Updated April 17, 2018 - 7:06 pm
A British tourist suing illusionist David Copperfield over a slip-and-fall during one of his Las Vegas shows told the executive producer that he was OK moments after he injured his shoulder, according to testimony presented Tuesday as the trial in the civil lawsuit got underway.
Chris Kenner, a fellow magician and close friend of Copperfield who also works as a consultant for the show, testified that a business manager for the show talked to the man after he fell.
The tourist, Gavin Cox, spoke with crew members right after the “Lucky #13” illusion on Nov. 12, 2013, in which Copperfield appears to make audience members vanish at the end of the show. Kenner testified that Cox, who had dislocated his shoulder, ultimately told the crew: “Maybe I will have this looked at.”
A chef in England at the time, Cox had flown to Las Vegas for a birthday celebration and to see his idol magician perform. He was among a group of audience members called onstage during the act.
On Tuesday, Cox lowered his head into his hands as his lawyer, Benedict Morelli, played video of audience members being rushed out of the venue after the illusion. Cox was not visible in the video.
Copperfield watched the same video less than 10 feet away in the courtroom.
“It wasn’t this crazy thing,” Kenner said, adding that Cox’s injury didn’t appear serious. “That would have been another story.”
Copperfield is the next witness in line for Cox’s attorneys.
With an estimated net worth of $900 million, Copperfield is the richest magician on the planet and one of the wealthiest entertainers in the world, according to Forbes.
District Judge Mark Denton has ordered that some of Copperfield’s testimony may be closed to observers in order to protect the trade secrets of other illusions.
Cox’s lawyers have called the performance an “accident waiting to happen” and argued that he slipped and fell as he was whisked offstage.
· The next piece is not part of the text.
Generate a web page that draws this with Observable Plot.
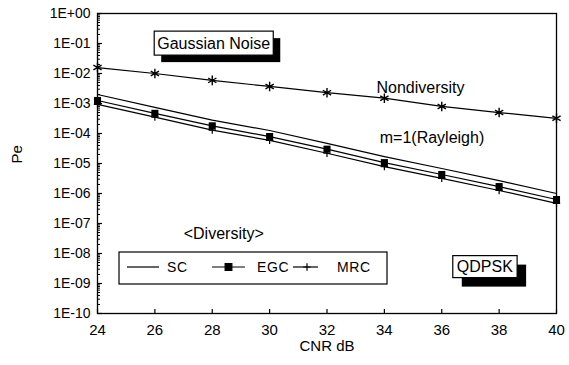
<!DOCTYPE html>
<html>
<head>
<meta charset="utf-8">
<script src="https://cdn.jsdelivr.net/npm/d3@7"></script>
<script src="https://cdn.jsdelivr.net/npm/@observablehq/plot@0.6"></script>
<style>
  html, body { margin: 0; padding: 0; background: #fff; }
  #chart svg { font-family: "Liberation Sans", Arial, sans-serif; }
</style>
</head>
<body>
<div id="chart"></div>
<script>
// Carrier-to-noise ratio (dB) and symbol error probability for QDPSK
const cnr = [24, 26, 28, 30, 32, 34, 36, 38, 40];
const nondiversity = [1.58e-2, 1.0e-2, 5.9e-3, 3.7e-3, 2.3e-3, 1.5e-3, 8.0e-4, 5.0e-4, 3.2e-4];
const sc  = [2.0e-3, 7.4e-4, 2.8e-4, 1.26e-4, 4.7e-5, 1.7e-5, 6.8e-6, 2.7e-6, 1.0e-6];
const egc = [1.26e-3, 4.7e-4, 1.8e-4, 7.9e-5, 3.0e-5, 1.07e-5, 4.3e-6, 1.7e-6, 6.3e-7];
const mrc = [9.3e-4, 3.5e-4, 1.3e-4, 5.9e-5, 2.2e-5, 7.9e-6, 3.2e-6, 1.26e-6, 4.7e-7];

const seriesNames = ["Nondiversity", "SC", "EGC", "MRC"];
const seriesValues = [nondiversity, sc, egc, mrc];
const seriesSymbols = ["asterisk", null, "square", "plus"];

const xTicks = [24, 26, 28, 30, 32, 34, 36, 38, 40];
const yTicks = [1, 1e-1, 1e-2, 1e-3, 1e-4, 1e-5, 1e-6, 1e-7, 1e-8, 1e-9, 1e-10];
const yTickLabels = ["1E+00", "1E-01", "1E-02", "1E-03", "1E-04", "1E-05",
                     "1E-06", "1E-07", "1E-08", "1E-09", "1E-10"];

// Annotations placed in data coordinates
const noteText = ["Gaussian Noise", "QDPSK", "Nondiversity", "m=1(Rayleigh)", "<Diversity>"];
const noteCnr  = [28.05, 37.5, 35.26, 35.66, 28.4];
const notePe   = [1e-1, 3.55e-9, 3.2e-3, 7.4e-5, 4.6e-8];
// boxed labels: padding and drop-shadow offset
const noteBoxes = {
  "Gaussian Noise": {padX: 3, padY: 3.5, shadow: 7},
  "QDPSK": {padX: 4, padY: 2.5, shadow: 9}
};

// Legend entries (diversity schemes)
const legendNames = ["SC", "EGC", "MRC"];

const rows = seriesNames.flatMap((name, s) =>
  cnr.map((x, i) => ({series: name, cnr: x, pe: seriesValues[s][i], symbol: seriesSymbols[s]})));
const notes = noteText.map((t, i) => ({text: t, cnr: noteCnr[i], pe: notePe[i]}));

// minor log ticks 2..9 within each decade
const minorTicks = d3.range(-10, 0).flatMap(e => d3.range(2, 10).map(m => m * Math.pow(10, e)));

const W = 569, H = 365, ML = 97, MR = 13, MT = 13, MB = 52;
const innerW = W - ML - MR, innerH = H - MT - MB;

const plot = Plot.plot({
  width: W,
  height: H,
  marginLeft: ML,
  marginRight: MR,
  marginTop: MT,
  marginBottom: MB,
  style: {fontFamily: "Liberation Sans, Arial, sans-serif", fontSize: "14px", color: "#000", background: "#fff"},
  x: {domain: [24, 40], label: null},
  y: {type: "log", domain: [1e-10, 1], label: null},
  marks: [
    // inward tick marks
    Plot.tickX(xTicks, {x: d => d, insetTop: innerH - 4, stroke: "#000", strokeWidth: 1.2}),
    Plot.tickY(yTicks, {y: d => d, insetRight: innerW - 5, stroke: "#000", strokeWidth: 1.2}),
    Plot.tickY(minorTicks, {y: d => d, insetRight: innerW - 3, stroke: "#000", strokeWidth: 1}),
    Plot.frame({stroke: "#000", strokeWidth: 1.3}),
    Plot.axisX({ticks: xTicks, tickSize: 0, tickPadding: 11, label: null, fontSize: 15, letterSpacing: 1}),
    Plot.axisY({ticks: yTicks, tickSize: 0, tickPadding: 7, label: null, fontSize: 14, letterSpacing: 0.8,
                tickFormat: d => yTickLabels[yTicks.indexOf(d)]}),
    Plot.text(["Pe"], {frameAnchor: "left", rotate: -90, dx: -80, fontSize: 15}),
    Plot.text(["CNR dB"], {frameAnchor: "bottom", dy: 37, fontSize: 15}),
    Plot.line(rows, {x: "cnr", y: "pe", z: "series", stroke: "#000", strokeWidth: 1.2}),
    Plot.dot(rows.filter(d => d.symbol === "square"), {x: "cnr", y: "pe", symbol: "square", fill: "#000", r: 4}),
    Plot.dot(rows.filter(d => d.symbol === "asterisk"), {x: "cnr", y: "pe", symbol: "asterisk", stroke: "#000", strokeWidth: 1.4, r: 4.5}),
    Plot.dot(rows.filter(d => d.symbol === "plus"), {x: "cnr", y: "pe", symbol: "plus", stroke: "#000", strokeWidth: 1.2, r: 2.5}),
    Plot.text(notes, {x: "cnr", y: "pe", text: "text", fontSize: 16, letterSpacing: 0.3, fill: "#000"})
  ]
});

document.getElementById("chart").appendChild(plot);

const svg = d3.select(plot);

// Boxed labels with a drop shadow
svg.selectAll("text").filter(function () { return this.textContent in noteBoxes; })
  .each(function () {
    const cfg = noteBoxes[this.textContent];
    const bb = this.getBBox();
    const parent = d3.select(this.parentNode);
    const tf = this.getAttribute("transform");
    const x = bb.x - cfg.padX, y = bb.y - cfg.padY;
    const w = bb.width + 2 * cfg.padX, h = bb.height + 2 * cfg.padY;
    parent.insert("rect", () => this).attr("transform", tf)
      .attr("x", x + cfg.shadow).attr("y", y + cfg.shadow).attr("width", w).attr("height", h).attr("fill", "#000");
    parent.insert("rect", () => this).attr("transform", tf)
      .attr("x", x).attr("y", y).attr("width", w).attr("height", h)
      .attr("fill", "#fff").attr("stroke", "#000").attr("stroke-width", 1.2);
  });

// Legend box for the diversity schemes
const legend = svg.append("g").attr("transform", "translate(119,252)").attr("text-anchor", "start");
legend.append("rect").attr("width", 268).attr("height", 32)
  .attr("fill", "#fff").attr("stroke", "#000").attr("stroke-width", 1.2);
const legendLayout = [
  {x0: 8, x1: 40, tx: 48},
  {x0: 93, x1: 126, tx: 138},
  {x0: 174, x1: 199, tx: 218}
];
const symbolFor = {square: d3.symbolSquare, plus: d3.symbolPlus};
legendNames.forEach((name, i) => {
  const L = legendLayout[i];
  const sym = seriesSymbols[seriesNames.indexOf(name)];
  const g = legend.append("g").attr("transform", "translate(0,15)");
  g.append("line").attr("x1", L.x0).attr("x2", L.x1).attr("stroke", "#000").attr("stroke-width", 1.2);
  if (sym) {
    const cx = (L.x0 + L.x1) / 2 + (sym === "plus" ? 1.5 : 0);
    const path = d3.symbol(symbolFor[sym], sym === "square" ? 45 : 20)();
    g.append("path").attr("d", path).attr("transform", `translate(${cx},0)`)
      .attr("fill", sym === "square" ? "#000" : "none").attr("stroke", "#000").attr("stroke-width", 1.2);
  }
  g.append("text").attr("x", L.tx).attr("dy", "0.35em").attr("font-size", 14)
    .attr("letter-spacing", 0.6).attr("fill", "#000").text(name);
});
</script>
</body>
</html>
When Cox and his wife returned to Britain after the November 2013 visit, he suffered from chronic pain, headaches and confusion, and a scan showed a lesion on his brain, his lawsuit against MGM Grand and the illusionist contends.
Lawyers for Copperfield and his production at MGM Grand have argued that Cox did not slip and fall because of the show.
Copperfield’s lawyer, Elaine Fresch, pointed out that among the more than 55,000 people who have participated in the act during the decade Copperfield performed it, only Cox has reported being injured.
Kenner’s testimony lasted more than six hours and is expected to continue Wednesday.
At the time of the fall, parts of the MGM Grand were under renovation, and a dumpster had been placed on the route volunteers used to leave the stage, Morelli said during opening statements last week.
On cross examination, Kenner testified that he had run the route before Cox’s fall.
“I have never noticed dust on my shoes,” he said. “So if there’s thick construction dust, I would have seen it.”